憲法24条第2項は、つぎのような条文です。

 「配偶者の選択、財産権、相続、住居の選定、離婚並びに婚姻及び家族に関するその他の事項に関しては、法律は個人の尊厳と両性の本質的平等に立脚して、制定されなければならない。」

 この条項に対応するベアテの草案は次のようなものでした。

 「これらの原理に反する法律は廃止され、それに代わって、配偶者の選択、財産権、相続、本拠の選択、離婚並びに婚姻および家庭に関するその他の事項を、個人の尊厳と両性の本質的平等の見地に立って定める法律が制定さるべきである。

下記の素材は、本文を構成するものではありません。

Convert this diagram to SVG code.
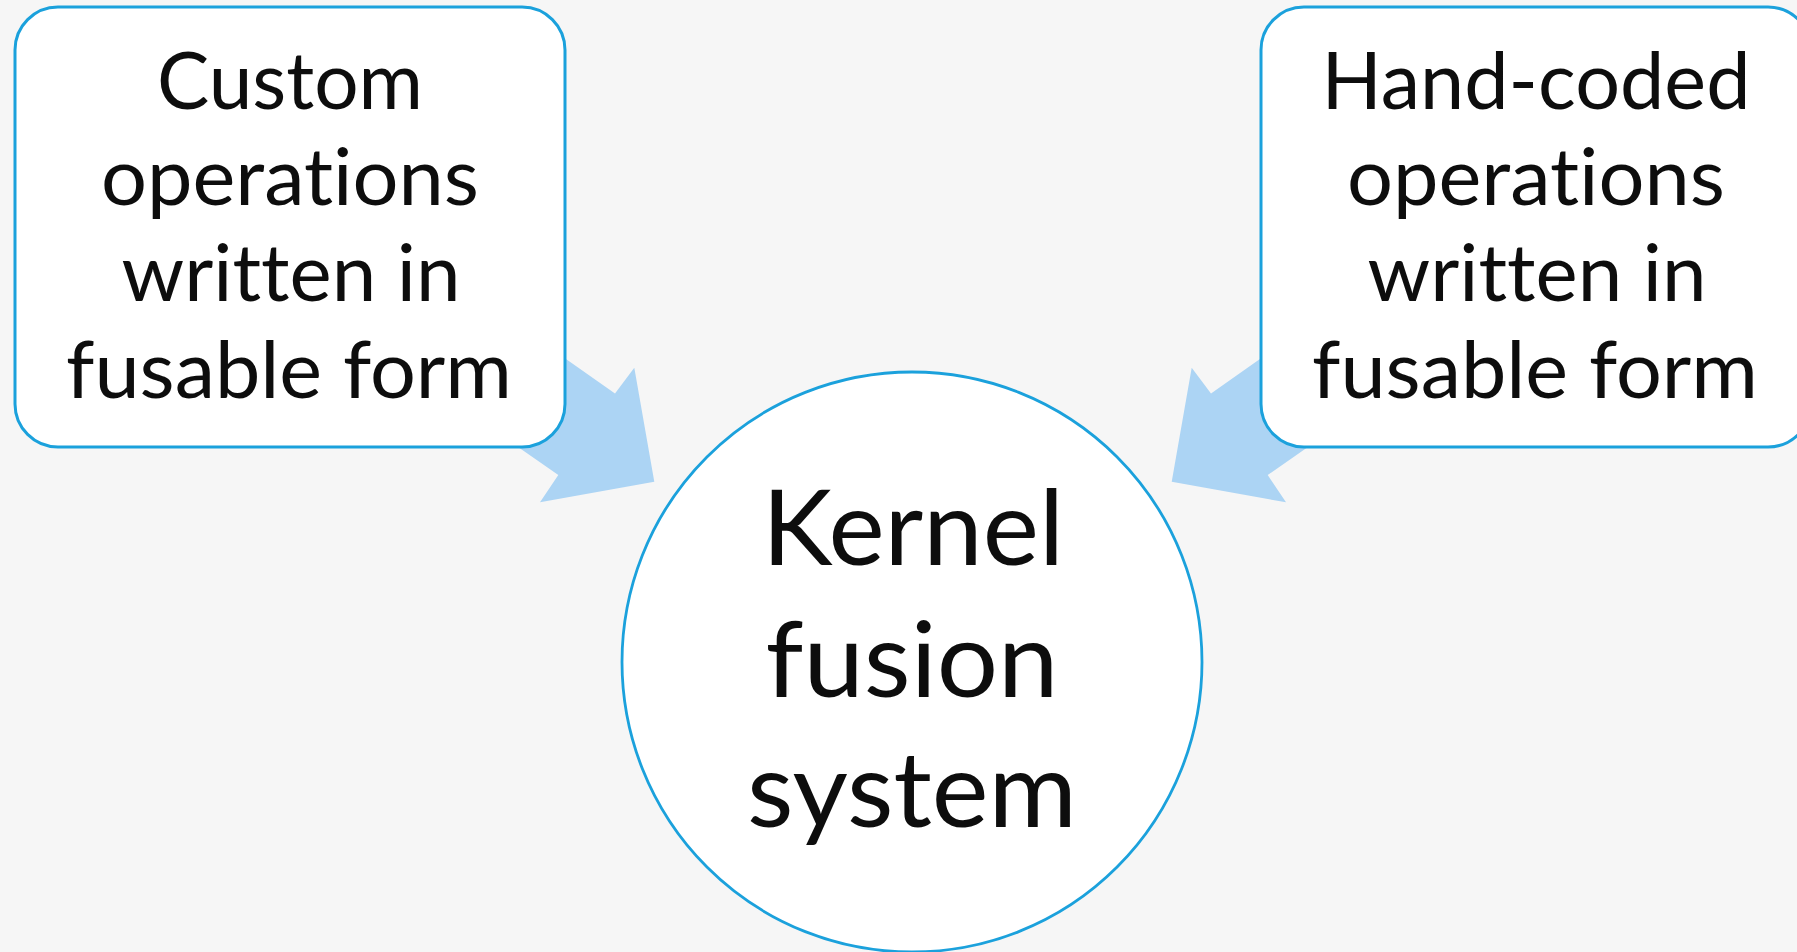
<svg xmlns="http://www.w3.org/2000/svg" width="1797" height="952" viewBox="0 0 1797 952">
<style>
.bg{fill:#f6f6f6}
.box{fill:#ffffff;stroke:#1ba1dc;stroke-width:3}
.circ{fill:#ffffff;stroke:#1ba1dc;stroke-width:2.8}
.arrow{fill:#acd4f4;stroke:none}
.t{font-family:Lato,"Open Sans","Liberation Sans",sans-serif;fill:#0d0d0d;text-anchor:middle;font-variant-ligatures:none;font-feature-settings:"liga" 0,"clig" 0}
.bt{font-size:80px}
.ct{font-size:104px}
</style>
<rect class="bg" x="0" y="0" width="1797" height="952"/>
<g id="connectors">
<polygon class="arrow" points="492,307 615,393.5 634.3,367.7 654.3,481.7 540,502.3 558.3,475 435,389"/>
<polygon class="arrow" points="1334,307 1211,393.5 1191.7,367.7 1171.7,481.7 1286,502.3 1267.7,475 1391,389"/>
</g>
<g id="node-custom">
<rect class="box" x="15" y="7" width="550" height="440" rx="43" ry="43"/>
<text class="t bt" x="290" y="109" textLength="266" lengthAdjust="spacingAndGlyphs">Custom</text>
<text class="t bt" x="290" y="205" textLength="378" lengthAdjust="spacingAndGlyphs">operations</text>
<text class="t bt" x="291" y="301" textLength="339" lengthAdjust="spacingAndGlyphs">written in</text>
<text class="t bt" x="289" y="398" textLength="446" lengthAdjust="spacingAndGlyphs">fusable form</text>
</g>
<g id="node-handcoded">
<rect class="box" x="1261" y="7" width="550" height="440" rx="43" ry="43"/>
<text class="t bt" x="1536" y="109" textLength="429" lengthAdjust="spacingAndGlyphs">Hand-coded</text>
<text class="t bt" x="1536" y="205" textLength="378" lengthAdjust="spacingAndGlyphs">operations</text>
<text class="t bt" x="1537" y="301" textLength="339" lengthAdjust="spacingAndGlyphs">written in</text>
<text class="t bt" x="1535" y="398" textLength="446" lengthAdjust="spacingAndGlyphs">fusable form</text>
</g>
<g id="node-kernel">
<circle class="circ" cx="912" cy="662" r="290"/>
<text class="t ct" x="913" y="565" textLength="302" lengthAdjust="spacingAndGlyphs">Kernel</text>
<text class="t ct" x="912" y="697" textLength="293" lengthAdjust="spacingAndGlyphs">fusion</text>
<text class="t ct" x="912" y="827" textLength="330" lengthAdjust="spacingAndGlyphs">system</text>
</g>
</svg>
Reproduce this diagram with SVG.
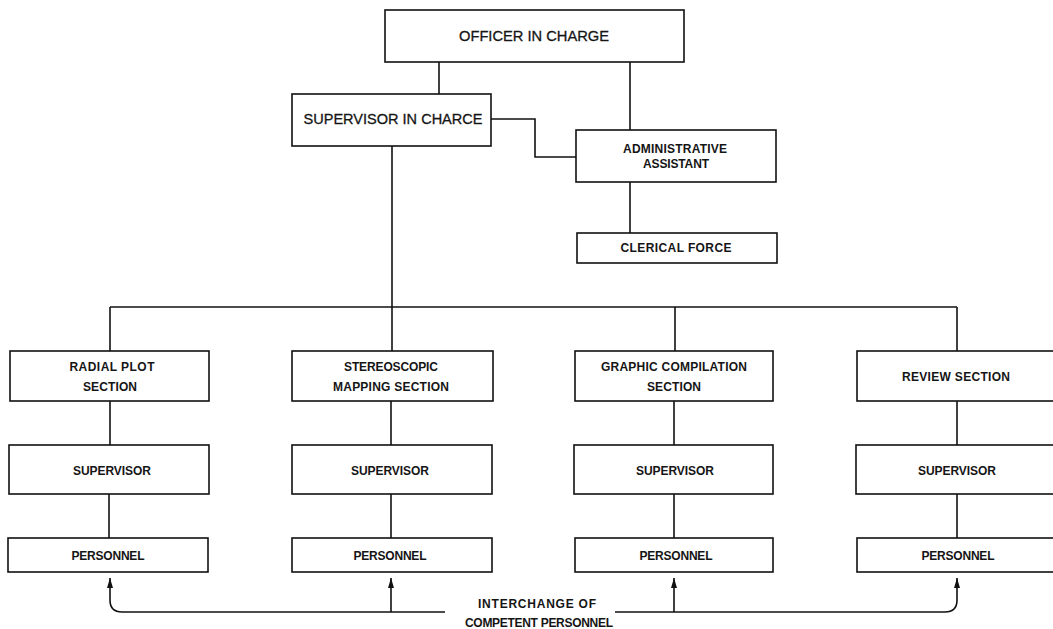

」

 比較すると分かりますが、日本側は、ベアテの書いた草案をほとんど採用しています。
 問題は、「法律は、個人の尊厳と両性の本質的平等に立脚して制定されなければならない」という条項がきちんと遵守されたのかどうかです。ベアテは、実は実際に法律を考えで制定するのは男性なので、本当に女性のために法律を制定してくれるのか心配だったそうです。でも、その心配は当たったと言えるかもしれません。
 婚姻や家族について定めている民法を見てみましょう。
 憲法第24条を知っている人はたいてい、今の民法は戦後制定されたのだと思っているでしょう。でも違うのです。今の民法は1896年(明治29年)4月に制定され、1898年(明治31年)7月に施行されたものです。そのため、このときに制定された民法を「明治民法」と呼んでいます。現在の民法は、明治民法のうち家族法(身分法とも言われていました)、具体的には親族編と相続編が、1947年(昭和22年)に改正され、1948年(昭和23年)1月に施行されたものに過ぎません。実は私が大学で学習をしたとき、民法は全部文語調でカタカナで書いてありました。これが現在のようにひらがなを使った現代語になったのは、なんと2004年(平成16年)なのです。
 ところで明治民法の家族法は「家」制度を基本原理に組み立てられており、家の長、つまり家長が「家」を支配・統制しており、その中で女性はまったく権利がありませんでした。そして相続というのは「家」の承継を意味するのであって、いわゆる長子たる男性が単独で「家督」を相続するものとされていました。従って明治民法の家族法には「個人」という概念はまったくありませんでした。
 憲法第24条は、まさに旧来の家制度をすべて廃止し、個人の尊厳と両性の本質的平等を基礎に再構成され、女性が親の強制や男性の支配から解放される諸権利を定めるべきだったのです。
 ところで、明治民法の家族法以外の分野で条文が改正され、この憲法24条の表現がそのまま採用された条文があります。それは民法第2条で、「この法律は、個人の尊厳と両性の本質的平等を旨として解釈しなければならない。」と定められています。
 この条文は民法の総則編におかれていますから、単に親族・相続の分野にとどまらず、物権編、債権編の財産における分野も含め民法全般の条文の解釈のための原理となっているのです。これは非常に重要な規定です。たとえば、労働契約において女性であることを理由に、昇進・昇格、賃金、職種などを差別することは許されません。賃貸借契約において女性であることを理由に賃貸条件を悪くすることはできません。このように女性が生きていく上で多くの法律行為をする必要がありますから、女性であることを理由に女性に不利に扱われてはいけないのです。